Dallas IFF: Tuesday (4/13) – ‘Jean-Michel Basquiat: The Radiant Child’

Director Tamra Davis’ early works may have included music videos and films like Billy Madison and Half-Baked, but it turns out her passion project was always nearby, tucked away in a drawer:  a feature-length interview with her friend, artist Jean-Michel Basquiat.  Just months before his death, Davis filmed the painter in a casual setting, talking with him about his life, influences and his perceptions of the art world.  After his passing, she put the film away and forgot about it.  20 years later, we have Jean-Michel Basquiat: The Radiant Child, a documentary that incorporates that earlier footage of the soft-spoken iconoclast with new and archival interviews with the people that surrounded Basquiat from as far back as his beginnings as a homeless graffiti artist.

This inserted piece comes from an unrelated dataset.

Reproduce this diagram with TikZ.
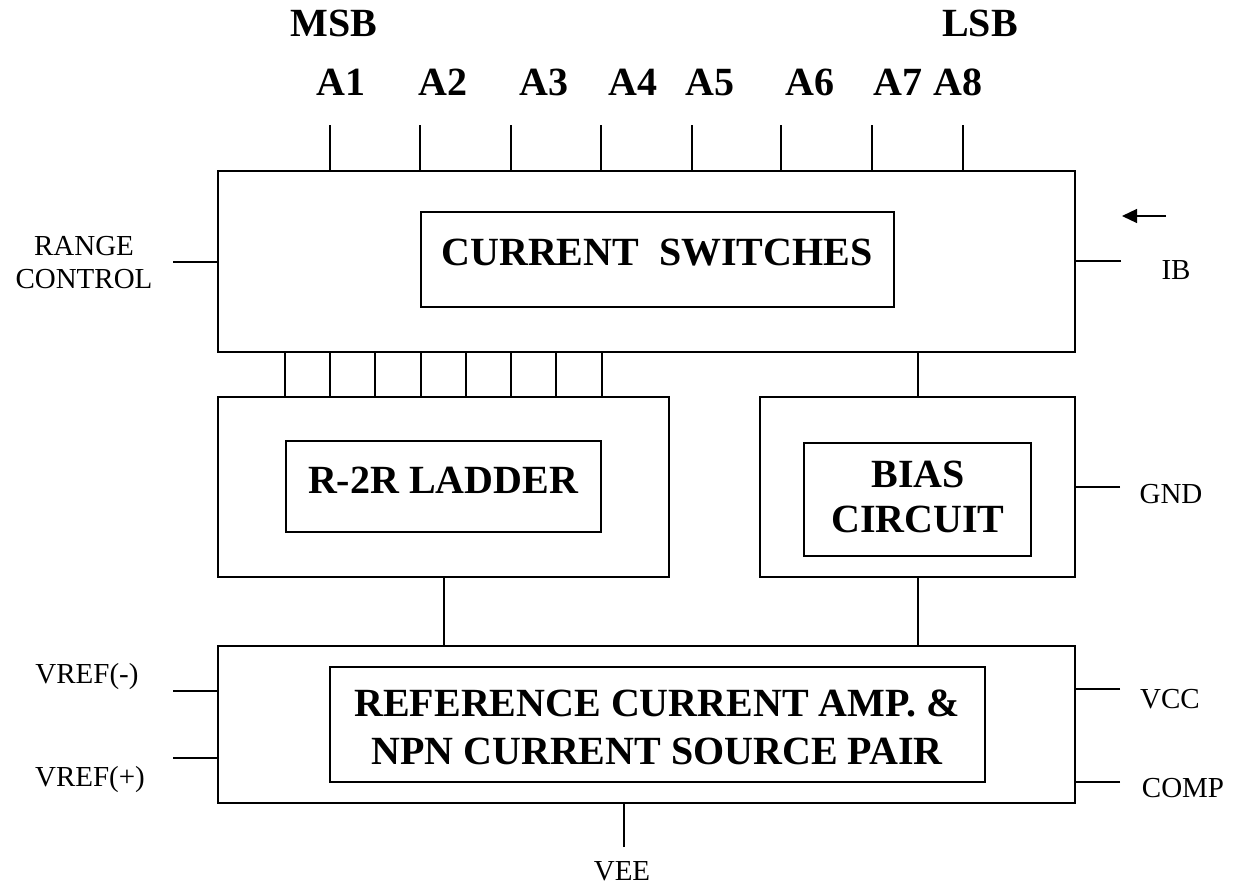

Basquiat left home in 1978 to end up in the Lower East Side of New York, tagging cryptic messages under the name SAMO (“Same old sh*t”), which instantly garnered him a following in the burgeoning SoHO arts community.  He sold his first painting to singer Deborah Harry, became fast friends with Andy Warhol, and soon was the favorite of the art-world elite, gaining cult status with the likes of Keith Haring and  Kenny Scharf.

Overlong but definitive, The Radiant Child is worth a look, especially if you have an interest in New York Expressionists and how a cult of personality impacts the artist.

Catching up from Monday:  Kim Ji-woon’s The Good , The Bad, and The Weird is a terrific western-style action/thriller that gets a second screening on Wednesday, April 14th.  The film mirrors a certain Clint Eastwood western only by degrees, but legal action has prevented the film from being seen prior to now (it was released in South Korea in 2008) due to some minor similarities to that other film’s title.  Check it out on the big screen while you still have the chance!